Symbol für Erdogans Schwäche
Sicher ist, mit russischer und wohl auch wieder iranischer Unterstützung hat Assad die Front weit nach Norden verschoben. Die Hälfte der Provinz Idlib ist wieder unter Regimekontrolle. Und einige der türkischen Beobachtungsposten, die Erdogan in der Provinz errichten liess, um die «Pufferzone» zu überwachen, stehen inzwischen «verloren» im von Assad-Truppen kontrolliertem Gebiet.
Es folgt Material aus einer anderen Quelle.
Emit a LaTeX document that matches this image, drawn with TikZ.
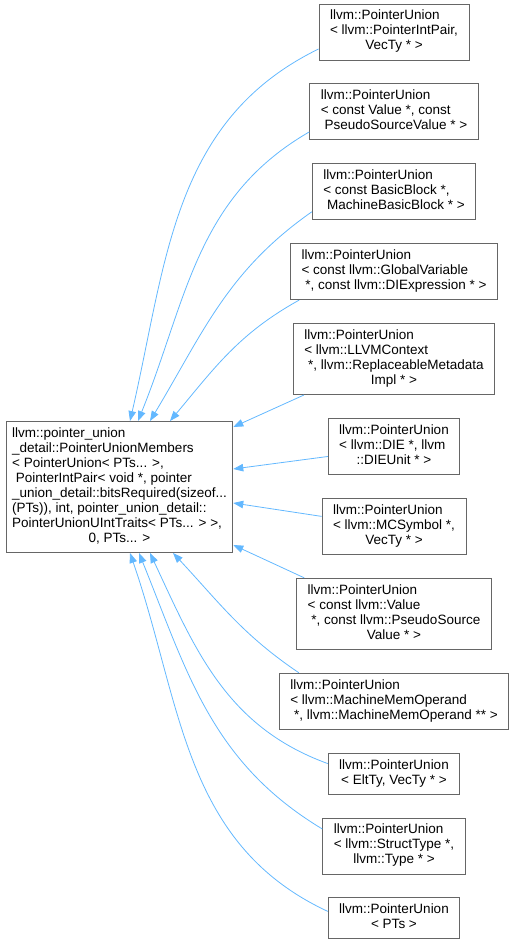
\documentclass[tikz,border=0pt]{standalone}
\usepackage{fontspec}
\setmainfont{Liberation Sans}
\usepackage{xcolor}
\usepackage{tikz}
\usetikzlibrary{arrows.meta,positioning}

\definecolor{edgeblue}{HTML}{63B8FF}
\definecolor{boxgray}{HTML}{666666}
\newcommand{\cname}[2]{\begin{tabular}{@{}l@{}}#1\\\multicolumn{1}{@{}c@{}}{#2}\end{tabular}}

\begin{document}
\begin{tikzpicture}[
  x=1pt, y=1pt,
  node distance=23pt,
  every node/.style={font=\fontsize{13.5}{15}\selectfont},
  cls/.style={rectangle, draw=boxgray, fill=white, line width=0.9pt,
              inner xsep=11pt, inner ysep=5.5pt},
  arr/.style={edgeblue, line width=0.8pt, -{Triangle[length=10pt,width=7.5pt]}},
]
\useasboundingbox (0,0) rectangle (511,942);

\node[cls, inner xsep=6pt] (members) at (119.5,455)
  {\cname{llvm::pointer\_union\\\_detail::PointerUnionMembers\\< PointerUnion< PTs... >,\\
   \ PointerIntPair< void *, pointer\\\_union\_detail::bitsRequired(sizeof...\\
   (PTs)), int, pointer\_union\_detail::\\PointerUnionUIntTraits< PTs... > >,}{0, PTs... >}};

\node[cls] (pair) at (394,910)
  {\cname{llvm::PointerUnion\\< llvm::PointerIntPair,}{VecTy * >}};
\node[cls, below=of pair] (pseudo)
  {\cname{llvm::PointerUnion\\< const Value *, const}{\ PseudoSourceValue * >}};
\node[cls, below=of pseudo] (block)
  {\cname{llvm::PointerUnion\\< const BasicBlock *,}{\ MachineBasicBlock * >}};
\node[cls, below=of block] (global)
  {\cname{llvm::PointerUnion\\< const llvm::GlobalVariable}{\ *, const llvm::DIExpression * >}};
\node[cls, below=of global] (context)
  {\cname{llvm::PointerUnion\\< llvm::LLVMContext\\\ *, llvm::ReplaceableMetadata}{Impl * >}};
\node[cls, below=of context] (die)
  {\cname{llvm::PointerUnion\\< llvm::DIE *, llvm}{::DIEUnit * >}};
\node[cls, below=of die] (symbol)
  {\cname{llvm::PointerUnion\\< llvm::MCSymbol *,}{VecTy * >}};
\node[cls, below=of symbol] (value)
  {\cname{llvm::PointerUnion\\< const llvm::Value\\\ *, const llvm::PseudoSource}{Value * >}};
\node[cls, below=of value] (memop)
  {\cname{llvm::PointerUnion\\< llvm::MachineMemOperand}{\ *, llvm::MachineMemOperand ** >}};
\node[cls, below=of memop] (elt)
  {\cname{llvm::PointerUnion}{< EltTy, VecTy * >}};
\node[cls, below=of elt] (struct)
  {\cname{llvm::PointerUnion\\< llvm::StructType *,}{llvm::Type * >}};
\node[cls, below=of struct] (pts)
  {\cname{llvm::PointerUnion}{< PTs >}};

\draw[arr] ([yshift=-17pt]pair.west)    to[out=206, in=77] ([xshift=10.5pt]members.north);
\draw[arr] ([yshift=-20pt]pseudo.west)  to[out=210, in=68] ([xshift=18.5pt]members.north);
\draw[arr] ([yshift=-20pt]block.west)   to[out=215, in=59] ([xshift=30.5pt]members.north);
\draw[arr] ([xshift=9pt]global.south west) to[out=209, in=50] ([xshift=50.5pt]members.north);
\draw[arr] ([xshift=11pt]context.south west) -- ([yshift=60pt]members.east);
\draw[arr] ([yshift=-10pt]die.west)     -- ([yshift=18pt]members.east);
\draw[arr] ([yshift=10pt]symbol.west)   -- ([yshift=-16pt]members.east);
\draw[arr] ([xshift=8pt]value.north west) -- ([yshift=-58pt]members.east);
\draw[arr] ([xshift=20pt]memop.north west) to[out=146, in=-47] ([xshift=53.5pt]members.south);
\draw[arr] ([yshift=10pt]elt.west)      to[out=160, in=-65] ([xshift=30.5pt]members.south);
\draw[arr] ([yshift=17pt]struct.west)   to[out=149, in=-68] ([xshift=19.5pt]members.south);
\draw[arr] ([yshift=7pt]pts.west)       to[out=155, in=-71] ([xshift=10.5pt]members.south);
\end{tikzpicture}
\end{document}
Als Symbol für Erdogans Schwäche.
Die humanitäre Not, ein weiteres Mal in Syrien, ist unbeschreiblich: Gegen eine Million Menschen stauen sich im Norden der Provinz Idlibs, an der Grenze zur Türkei, in der Winterkälte, unter miserablen Bedingungen. Die Grenze bleibt für sie geschlossen: Die Türkei fürchtet eine neue gewaltige Flüchtlingswelle. Und mit den Flüchtlingen aus Idlib könnten Rebellen aller Schattierungen, auch jihadistsiche, in die Türkei kommen.
Kein Fluchtspunkt mehr für Aufständische
Idlib war der Fluchtpunkt für Aufständische aus anderen Landesteilen Syriens. Wo immer die Regimekräfte ein Rebellengebiet zerstört hatten, flohen Kämpfer, die nicht zur Kapitulation bereit waren nach Idlib. Und nun? Es gibt kein zweites Idlib für sie.
Erdogan scheint in der nordwestsyrischen Provinz nur noch schlechte Optionen zu haben. Die am wenigsten schlechte wäre wohl, den Konflikt auf unbestimmte Zeit «einzufrieren». Dafür hofft die Türkei auf internationale Solidarität. Sie macht Druck, fordert von der Nato Hilfe, droht der EU, insbesondere damit, dass die Türkei ihrerseits die Grenze für syrische Flüchtlinge nach Europa wieder öffnen werde.
Was Erdogan damit erreicht, bleibt abzuwarten. Die EU ermahnte die Türkei zunächst nur, ihre Verpflichtungen aus dem «Migrationspakt» einzuhalten, während die Nato an die Konfliktparteien appellierte, sofort zu einer Waffenruhe in Idlib zurückzukehren, die es längst nicht mehr gibt.